Written task:
Skip the pictures and quote all of the lines exactly.

• • • • •

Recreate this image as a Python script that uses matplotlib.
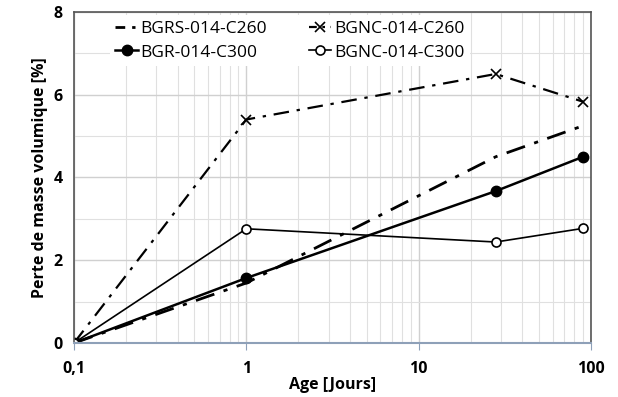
import matplotlib.pyplot as plt
from matplotlib.lines import Line2D
from matplotlib.ticker import FixedLocator, LogLocator, NullFormatter

plt.rcParams['font.family'] = ['Open Sans', 'DejaVu Sans']

age = [0.1, 1, 28, 90]
bgrs_c260 = [0.0, 1.45, 4.5, 5.25]
bgnc_c260 = [0.0, 5.4, 6.5, 5.83]
bgr_c300 = [0.0, 1.57, 3.67, 4.5]
bgnc_c300 = [0.0, 2.76, 2.44, 2.77]

x_ticks = [0.1, 1, 10, 100]
x_labels = ['0,1', '1', '10', '100']
y_ticks = [0, 2, 4, 6, 8]

fig = plt.figure(figsize=(6.18, 3.97), dpi=100)
ax = fig.add_axes([0.1197, 0.136, 0.8366, 0.834])

dashdot = (0, (7, 3.5, 1.5, 3.5))
l1, = ax.plot(age, bgrs_c260, color='black', lw=2, linestyle=dashdot)
l2, = ax.plot(age, bgnc_c260, color='black', lw=1.6, linestyle=dashdot,
              marker='x', ms=7, mew=1.2)
l3, = ax.plot(age, bgr_c300, color='black', lw=1.8, marker='o', ms=7.5)
l4, = ax.plot(age, bgnc_c300, color='black', lw=1.2, marker='o', ms=6.5,
              mfc='white', mew=1.2)

# shorter dash pattern for the legend keys so the "- ." shows
short_dd = (0, (3.5, 2.5, 1.2, 2.5))
h1 = Line2D([], [], color='black', lw=2, linestyle=short_dd)
h2 = Line2D([], [], color='black', lw=1.6, linestyle=short_dd, marker='x', ms=7, mew=1.2)

ax.set_xscale('log')
ax.set_xlim(0.1, 100)
ax.set_ylim(0, 8)
ax.xaxis.set_major_locator(FixedLocator(x_ticks))
ax.set_xticklabels(x_labels)
ax.xaxis.set_minor_locator(LogLocator(base=10, subs=range(2, 10)))
ax.xaxis.set_minor_formatter(NullFormatter())
ax.set_yticks(y_ticks)
ax.yaxis.set_minor_locator(FixedLocator([1, 3, 5, 7]))

ax.grid(True, which='major', color='#d0d0d0', lw=1.0)
ax.grid(True, which='minor', color='#e0e0e0', lw=0.8)
ax.set_axisbelow(True)

for lab in ax.get_xticklabels() + ax.get_yticklabels():
    lab.set_fontweight('bold')
    lab.set_fontsize(11.5)
ax.tick_params(axis='x', which='major', length=5, color='#8ea0b8', pad=8)
ax.tick_params(axis='x', which='minor', length=0)
ax.tick_params(axis='y', which='both', length=0, pad=8)

for s in ('top', 'right', 'left'):
    ax.spines[s].set_color('#555555')
    ax.spines[s].set_linewidth(1.2)
ax.spines['bottom'].set_color('#8ea0b8')
ax.spines['bottom'].set_linewidth(1.5)

ax.set_xlabel('Age [Jours]', fontsize=11.5, fontweight='bold', labelpad=0)
ax.set_ylabel('Perte de masse volumique [%]', fontsize=11.5, fontweight='bold')

leg = ax.legend([h1, l3, h2, l4],
                ['BGRS-014-C260', 'BGR-014-C300', 'BGNC-014-C260', 'BGNC-014-C300'],
                ncol=2, loc='upper left', bbox_to_anchor=(0.07, 0.99),
                frameon=True, framealpha=1, edgecolor='none', fontsize=12.5,
                handlelength=1.3, handletextpad=0.15, columnspacing=2.4,
                labelspacing=0.45, borderpad=0.3, borderaxespad=0.0, fancybox=False)

fig.savefig('out.png', dpi=100)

• • • • •

Solved problem:
Recreate this image as a Python script that uses matplotlib.
import matplotlib.pyplot as plt
from matplotlib.lines import Line2D
from matplotlib.ticker import FixedLocator, LogLocator, NullFormatter

plt.rcParams['font.family'] = ['Open Sans', 'DejaVu Sans']

age = [0.1, 1, 28, 90]
bgrs_c260 = [0.0, 1.45, 4.5, 5.25]
bgnc_c260 = [0.0, 5.4, 6.5, 5.83]
bgr_c300 = [0.0, 1.57, 3.67, 4.5]
bgnc_c300 = [0.0, 2.76, 2.44, 2.77]

x_ticks = [0.1, 1, 10, 100]
x_labels = ['0,1', '1', '10', '100']
y_ticks = [0, 2, 4, 6, 8]

fig = plt.figure(figsize=(6.18, 3.97), dpi=100)
ax = fig.add_axes([0.1197, 0.136, 0.8366, 0.834])

dashdot = (0, (7, 3.5, 1.5, 3.5))
l1, = ax.plot(age, bgrs_c260, color='black', lw=2, linestyle=dashdot)
l2, = ax.plot(age, bgnc_c260, color='black', lw=1.6, linestyle=dashdot,
              marker='x', ms=7, mew=1.2)
l3, = ax.plot(age, bgr_c300, color='black', lw=1.8, marker='o', ms=7.5)
l4, = ax.plot(age, bgnc_c300, color='black', lw=1.2, marker='o', ms=6.5,
              mfc='white', mew=1.2)

# shorter dash pattern for the legend keys so the "- ." shows
short_dd = (0, (3.5, 2.5, 1.2, 2.5))
h1 = Line2D([], [], color='black', lw=2, linestyle=short_dd)
h2 = Line2D([], [], color='black', lw=1.6, linestyle=short_dd, marker='x', ms=7, mew=1.2)

ax.set_xscale('log')
ax.set_xlim(0.1, 100)
ax.set_ylim(0, 8)
ax.xaxis.set_major_locator(FixedLocator(x_ticks))
ax.set_xticklabels(x_labels)
ax.xaxis.set_minor_locator(LogLocator(base=10, subs=range(2, 10)))
ax.xaxis.set_minor_formatter(NullFormatter())
ax.set_yticks(y_ticks)
ax.yaxis.set_minor_locator(FixedLocator([1, 3, 5, 7]))

ax.grid(True, which='major', color='#d0d0d0', lw=1.0)
ax.grid(True, which='minor', color='#e0e0e0', lw=0.8)
ax.set_axisbelow(True)

for lab in ax.get_xticklabels() + ax.get_yticklabels():
    lab.set_fontweight('bold')
    lab.set_fontsize(11.5)
ax.tick_params(axis='x', which='major', length=5, color='#8ea0b8', pad=8)
ax.tick_params(axis='x', which='minor', length=0)
ax.tick_params(axis='y', which='both', length=0, pad=8)

for s in ('top', 'right', 'left'):
    ax.spines[s].set_color('#555555')
    ax.spines[s].set_linewidth(1.2)
ax.spines['bottom'].set_color('#8ea0b8')
ax.spines['bottom'].set_linewidth(1.5)

ax.set_xlabel('Age [Jours]', fontsize=11.5, fontweight='bold', labelpad=0)
ax.set_ylabel('Perte de masse volumique [%]', fontsize=11.5, fontweight='bold')

leg = ax.legend([h1, l3, h2, l4],
                ['BGRS-014-C260', 'BGR-014-C300', 'BGNC-014-C260', 'BGNC-014-C300'],
                ncol=2, loc='upper left', bbox_to_anchor=(0.07, 0.99),
                frameon=True, framealpha=1, edgecolor='none', fontsize=12.5,
                handlelength=1.3, handletextpad=0.15, columnspacing=2.4,
                labelspacing=0.45, borderpad=0.3, borderaxespad=0.0, fancybox=False)

fig.savefig('out.png', dpi=100)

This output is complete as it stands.